For the Fourth Assessment SPMs, each review lasted three days. The beginning of the first day was open to journalists and started with introductory speeches (from the IPCC President, local politicians, etc.). Then each sentence of the draft SPM, displayed on a giant screen, was discussed at length by the delegates and often ended up completely rewritten. Some paragraphs were removed and others are added, under the full control of the Chair and its panel of scientist who ensured that every sentence strictly conforms to the content of the full assessment. When the discussion on a sentence lasted too long, a subgroup chaired by a scientist was formed to craft aside a revised text for later submission to the plenary. Generally the process was very slow at the beginning: in some cases, as little as a few paragraphs were reviewed at the end of the first day. The review generally ended late in the night of the third day – sometimes even in the next morning. On the fourth day, the reviewed SPM was released during a closing session open to journalists.

==Support for the IPCC process==

The IPCC process has received widespread support and praise from major scientific bodies. In 2001, a joint statement on climate change was made by sixteen national academies of science. The IPCC process was supported by these academies:
The work of the Intergovernmental Panel on Climate Change (IPCC) represents the consensus of the international scientific community on climate change science. We recognise IPCC as the world's most reliable source of information on climate change and its causes, and we endorse its method of achieving this consensus.
Some IPCC authors have expressed their personal support for the process that produces the Summary for Policymakers document. John Houghton, who was formerly a co-chair of IPCC Working Group I, has stated:
IPCC Policymakers' Summaries are agreed unanimously at intergovernmental meetings involving over 200 government delegates from around 100 countries. This agreement is only achieved after several days of scientific debate (only scientific arguments not political ones are allowed) the main purpose of which is to challenge the scientific chapter authors regarding the accuracy, clarity and relevance of the summary and most especially its consistency with the underlying chapters. Agreement at such a meeting has ensured that the resulting document, so far as is possible, is scientifically accurate, balanced and free from personal or political bias.
Martin Parry, co-chair of the IPCC Working Group II Fourth Assessment Report, has said:
The SPM is chewed over for some days (and sometimes nights) by the panel; and it is this process that has sometimes brought criticism from a few scientists who have questioned how much this government involvement alters the meaning of the scientists' conclusions.

I do not think it does; Plenary might alter some nuances, but the key conclusions of the assessments remain intact.

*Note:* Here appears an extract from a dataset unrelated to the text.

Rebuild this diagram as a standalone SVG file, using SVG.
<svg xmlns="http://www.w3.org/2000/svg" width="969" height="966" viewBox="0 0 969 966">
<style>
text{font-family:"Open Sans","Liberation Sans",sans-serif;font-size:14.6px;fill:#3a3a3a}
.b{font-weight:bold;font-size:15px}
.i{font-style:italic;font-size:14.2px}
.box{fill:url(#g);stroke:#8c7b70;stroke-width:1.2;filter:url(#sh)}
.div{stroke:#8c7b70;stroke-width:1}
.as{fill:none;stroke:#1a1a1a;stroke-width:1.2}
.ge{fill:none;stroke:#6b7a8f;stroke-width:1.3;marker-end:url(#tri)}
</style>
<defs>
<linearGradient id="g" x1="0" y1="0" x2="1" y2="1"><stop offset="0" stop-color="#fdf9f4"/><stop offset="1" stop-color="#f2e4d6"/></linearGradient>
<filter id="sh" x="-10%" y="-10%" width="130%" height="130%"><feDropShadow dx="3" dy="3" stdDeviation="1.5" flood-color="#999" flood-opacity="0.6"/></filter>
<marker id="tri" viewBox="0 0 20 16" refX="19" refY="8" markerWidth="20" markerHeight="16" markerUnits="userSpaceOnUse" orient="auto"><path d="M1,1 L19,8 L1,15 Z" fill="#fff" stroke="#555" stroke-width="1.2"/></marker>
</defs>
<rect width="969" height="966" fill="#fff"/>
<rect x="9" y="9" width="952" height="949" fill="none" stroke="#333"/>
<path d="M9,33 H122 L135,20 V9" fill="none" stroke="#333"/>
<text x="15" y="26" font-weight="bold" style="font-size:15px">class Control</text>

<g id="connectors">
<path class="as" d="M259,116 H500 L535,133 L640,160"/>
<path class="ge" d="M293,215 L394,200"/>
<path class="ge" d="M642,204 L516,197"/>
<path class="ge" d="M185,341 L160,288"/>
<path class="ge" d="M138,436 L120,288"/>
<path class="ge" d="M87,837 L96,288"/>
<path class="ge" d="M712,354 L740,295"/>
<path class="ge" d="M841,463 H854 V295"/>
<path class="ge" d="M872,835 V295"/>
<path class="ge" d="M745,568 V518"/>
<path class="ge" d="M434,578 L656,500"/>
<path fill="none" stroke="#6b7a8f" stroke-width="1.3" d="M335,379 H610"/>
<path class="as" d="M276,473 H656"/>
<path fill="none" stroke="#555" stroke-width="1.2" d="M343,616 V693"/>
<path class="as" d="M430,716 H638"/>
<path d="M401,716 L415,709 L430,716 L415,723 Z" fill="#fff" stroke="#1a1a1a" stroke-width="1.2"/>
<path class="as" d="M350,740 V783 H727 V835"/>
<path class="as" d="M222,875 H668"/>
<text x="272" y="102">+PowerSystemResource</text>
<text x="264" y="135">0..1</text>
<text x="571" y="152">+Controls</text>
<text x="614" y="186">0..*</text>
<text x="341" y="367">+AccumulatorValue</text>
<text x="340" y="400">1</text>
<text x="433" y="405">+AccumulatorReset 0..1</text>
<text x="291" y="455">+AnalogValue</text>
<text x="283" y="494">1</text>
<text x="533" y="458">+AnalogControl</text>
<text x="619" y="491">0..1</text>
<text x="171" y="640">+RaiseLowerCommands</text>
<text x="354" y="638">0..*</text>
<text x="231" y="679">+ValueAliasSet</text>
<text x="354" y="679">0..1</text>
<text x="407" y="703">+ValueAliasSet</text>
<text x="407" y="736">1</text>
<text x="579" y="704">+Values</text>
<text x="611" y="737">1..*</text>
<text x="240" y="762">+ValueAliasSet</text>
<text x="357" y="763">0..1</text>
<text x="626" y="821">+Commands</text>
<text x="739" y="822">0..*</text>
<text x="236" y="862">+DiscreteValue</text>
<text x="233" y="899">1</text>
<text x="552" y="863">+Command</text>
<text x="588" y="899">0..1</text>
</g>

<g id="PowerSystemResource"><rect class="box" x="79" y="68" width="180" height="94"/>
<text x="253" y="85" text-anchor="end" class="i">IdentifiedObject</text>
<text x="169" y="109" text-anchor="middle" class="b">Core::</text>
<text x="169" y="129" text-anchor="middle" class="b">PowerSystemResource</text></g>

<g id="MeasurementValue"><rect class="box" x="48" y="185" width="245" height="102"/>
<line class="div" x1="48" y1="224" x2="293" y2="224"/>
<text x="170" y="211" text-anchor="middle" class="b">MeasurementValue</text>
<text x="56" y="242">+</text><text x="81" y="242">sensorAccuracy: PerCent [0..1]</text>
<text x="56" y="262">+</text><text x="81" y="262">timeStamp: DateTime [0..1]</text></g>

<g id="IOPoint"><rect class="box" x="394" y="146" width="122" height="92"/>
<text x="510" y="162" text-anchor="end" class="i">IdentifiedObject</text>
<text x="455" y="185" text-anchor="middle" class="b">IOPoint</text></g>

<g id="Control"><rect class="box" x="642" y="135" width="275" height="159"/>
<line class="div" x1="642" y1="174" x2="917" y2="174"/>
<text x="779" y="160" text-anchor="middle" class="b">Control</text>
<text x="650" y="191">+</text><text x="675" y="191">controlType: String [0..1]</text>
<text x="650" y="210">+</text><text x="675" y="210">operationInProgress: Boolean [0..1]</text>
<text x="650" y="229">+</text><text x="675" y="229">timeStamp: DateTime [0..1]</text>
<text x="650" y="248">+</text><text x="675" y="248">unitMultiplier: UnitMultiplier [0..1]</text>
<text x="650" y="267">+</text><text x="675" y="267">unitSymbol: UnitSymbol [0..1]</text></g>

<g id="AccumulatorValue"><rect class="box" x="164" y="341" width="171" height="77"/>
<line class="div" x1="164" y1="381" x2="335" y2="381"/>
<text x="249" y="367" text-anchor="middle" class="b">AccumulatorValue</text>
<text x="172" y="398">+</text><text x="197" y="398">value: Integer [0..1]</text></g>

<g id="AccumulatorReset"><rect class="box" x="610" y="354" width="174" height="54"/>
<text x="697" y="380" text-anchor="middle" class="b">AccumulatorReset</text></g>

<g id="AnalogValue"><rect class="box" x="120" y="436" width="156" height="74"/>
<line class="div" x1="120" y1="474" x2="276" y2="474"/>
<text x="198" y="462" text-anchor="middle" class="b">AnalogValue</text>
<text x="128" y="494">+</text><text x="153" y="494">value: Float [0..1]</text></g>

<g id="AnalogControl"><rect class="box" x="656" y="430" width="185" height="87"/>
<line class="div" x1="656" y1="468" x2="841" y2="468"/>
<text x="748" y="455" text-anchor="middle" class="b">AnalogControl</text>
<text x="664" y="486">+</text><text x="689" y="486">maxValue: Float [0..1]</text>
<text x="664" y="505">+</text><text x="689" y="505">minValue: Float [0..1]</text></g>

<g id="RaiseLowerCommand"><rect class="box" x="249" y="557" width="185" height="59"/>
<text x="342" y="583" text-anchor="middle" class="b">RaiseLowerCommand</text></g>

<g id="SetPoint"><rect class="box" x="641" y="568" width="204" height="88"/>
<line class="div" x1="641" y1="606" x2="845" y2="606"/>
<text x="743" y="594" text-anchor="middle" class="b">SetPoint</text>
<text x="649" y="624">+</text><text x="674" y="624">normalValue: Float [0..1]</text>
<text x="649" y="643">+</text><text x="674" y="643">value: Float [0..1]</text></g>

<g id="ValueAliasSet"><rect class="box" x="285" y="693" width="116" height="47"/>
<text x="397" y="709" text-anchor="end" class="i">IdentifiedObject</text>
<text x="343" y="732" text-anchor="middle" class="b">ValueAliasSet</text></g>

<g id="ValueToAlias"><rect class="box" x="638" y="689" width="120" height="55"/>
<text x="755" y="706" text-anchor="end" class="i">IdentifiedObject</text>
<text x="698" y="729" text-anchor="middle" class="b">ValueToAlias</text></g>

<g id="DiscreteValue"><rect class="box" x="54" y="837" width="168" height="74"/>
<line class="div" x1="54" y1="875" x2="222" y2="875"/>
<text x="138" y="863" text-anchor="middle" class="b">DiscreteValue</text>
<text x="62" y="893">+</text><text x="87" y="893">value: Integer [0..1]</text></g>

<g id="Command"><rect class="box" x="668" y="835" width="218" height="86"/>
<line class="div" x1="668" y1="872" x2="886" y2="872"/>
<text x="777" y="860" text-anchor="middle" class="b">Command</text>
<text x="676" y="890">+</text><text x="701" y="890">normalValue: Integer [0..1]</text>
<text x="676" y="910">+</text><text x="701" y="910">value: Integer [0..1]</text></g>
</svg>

IPCC author Terry Barker has commented on the IPCC process and Summary for Policymakers document:My impressions of the IPCC process is that it is an open, highly innovative and progressive means to address the issue, namely the organisation of the scientific policy-relevant advice to governments of an evolving, complex and highly contentious topic. ...

My experience in the 2001 [IPCC] process was that political considerations inevitably play a role in the development of the SPM, since governments will not necessarily agree with the scientific consensus expressed in the initial drafts of the [Summary for Policymakers] SPM. Since there is always some uncertainty in the scientific findings, reasons can always be found to qualify or remove unpalatable conclusions. Whether the political considerations introduce a large gap between what the authors say in the Report and what appears in the SPM is a matter of opinion.

==US National Research Council comments==
In 2001, the Bush Administration asked the US National Research Council to produce a report on climate change. The committee writing this report was asked, among other things, to comment on the IPCC Working Group I Third Assessment Report and its Summary for Policymakers:

The committee finds that the full IPCC Working Group I (WGI) report is an admirable summary of research activities in climate science, and the full report is adequately summarized in the Technical Summary. The full WGI report and its Technical Summary are not specifically directed at policy. The Summary for Policymakers reflects less emphasis on communicating the basis for uncertainty and a stronger emphasis on areas of major concern associated with human-induced climate change. This change in emphasis appears to be the result of a summary process in which scientists work with policy makers on the document. Written responses from U.S. coordinating and lead scientific authors to the committee indicate, however, that (a) no changes were made without the consent of the convening lead authors (this group represents a fraction of the lead and contributing authors) and (b) most changes that did occur lacked significant impact.

==Debate about Working Group I's 2001 summary==
IPCC authors Kevin E. Trenberth and Richard Lindzen have criticized past editions of the SPM, alleging that the summary does not completely represent the full report. However, their criticisms were diametrically opposite: Trenberth arguing that the summary diluted the main report, Lindzen arguing that it was too alarmist.

Kevin E. Trenberth, a lead author of the 2001 IPCC Working Group I report, wrote:
The rationale here is that the scientists determine what can be said, but the governments determine how it can best be said.. ... The IPCC process is dependent on the good will of the participants in producing a balanced assessment. However, in Shanghai, it appeared that there were attempts to blunt, and perhaps obfuscate, the messages in the report. ... In spite of these trials and tribulations, the result is a reasonably balanced consensus summary. ...

IPCC author Richard Lindzen has made a number of criticisms of the IPCC. Among his criticisms, Lindzen has stated that the WGI Summary for Policymakers (SPM) does not faithfully summarize the full WGI report.
The report is prefaced by a policymakers' summary written by the editor, Sir John Houghton, director of the United Kingdom Meteorological Office. His summary largely ignores the uncertainty in the report and attempts to present the expectation of substantial warming as firmly based science.
Lindzen has stated that the SPM understates the uncertainty associated with climate models. John Houghton has responded to Lindzen's criticisms of the SPM. Houghton has stressed that the SPM is agreed upon by delegates from many of the world's governments, and that any changes to the SPM must be supported by scientific evidence (see above).